The list of Academy Award nominees for 2015 included The Imitation Game, the highest-grossing independent film of the previous year. The film tells part of the life story, with plenty of artistic license, of England’s Alan Turing. Most famous for playing a key role on the top secret team that solved Nazi Germany’s Enigma code during World War II, Turing (1912–1954) was also recognized as a pioneering computer scientist, a mathematician, a logician, a philosopher, and a marathon runner. He devised a test, now known as the Turing Test, to define a standard for a machine to be called intelligent. That test is still widely discussed, championed, and challenged among scholars, and still in use in multiple applications. And it is based on the results of a game—“the imitation game.” If alive today Alan Turing would be called, I’m convinced, a consummate gamer.
While serving as a codebreaker at the Bletchley Park mansion, now a museum devoted to the codebreakers, Turing heard about a Monopoly game board specially designed by William Newman, his mentor’s son. Handmade boards and games were more common during the years of the Great Depression and wartime. But Newman’s board incorporated local features and a special diagonal path through the middle. Turing raced to the Newman home to play the game but he lost to the much younger player. Newman recounted later how he’d played many other games, such as chess, against Turing. Turing always won—even when he played chess blindfolded, envisioning the moves in his head. But Monopoly’s dice were not so lucky for Turing that day. The 2012 Alan Turing Edition Monopoly game includes a small reproduction of William Newman’s game board as well as a transcript of his handwritten rules. The game itself incorporates many of the place names and details from William’s board, but it also carries other facts gleaned from milestones in Turing’s career and a narrative of historic details taken from his writings and interviews with his friends.

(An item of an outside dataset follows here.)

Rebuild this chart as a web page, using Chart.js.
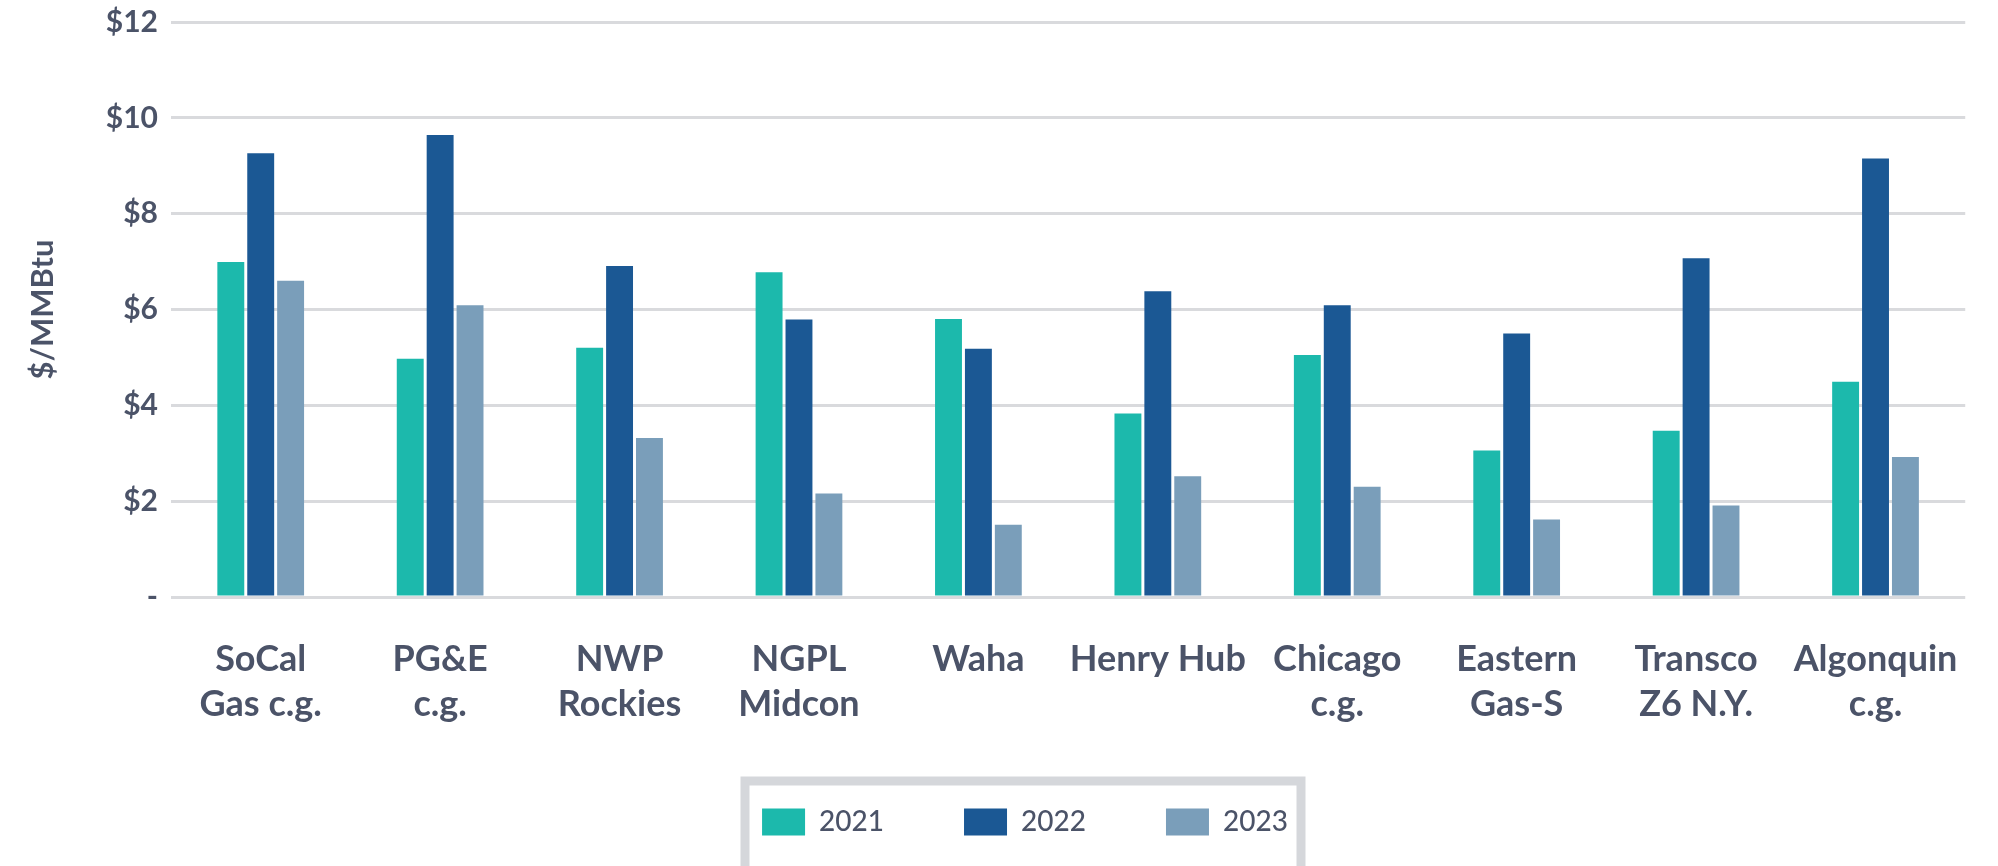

Games were important to Turing. Later in his career, he wrote a complete program for a computer to play chess, long before a computer with enough memory to run it existed. Clearly, he still enjoyed that game. I, for one, would love to visit the Bletchley Park museum to see if I can uncover more evidence of gaming in Turing’s archives. Bletchley Park’s website indicates that the museum no longer sells the Alan Turing Edition Monopoly, so I feel especially glad to have acquired an example for The Strong’s collection. Although the Turing Monopoly is not presently on view, the game seems an unusually appropriate tribute to such an important historical figure.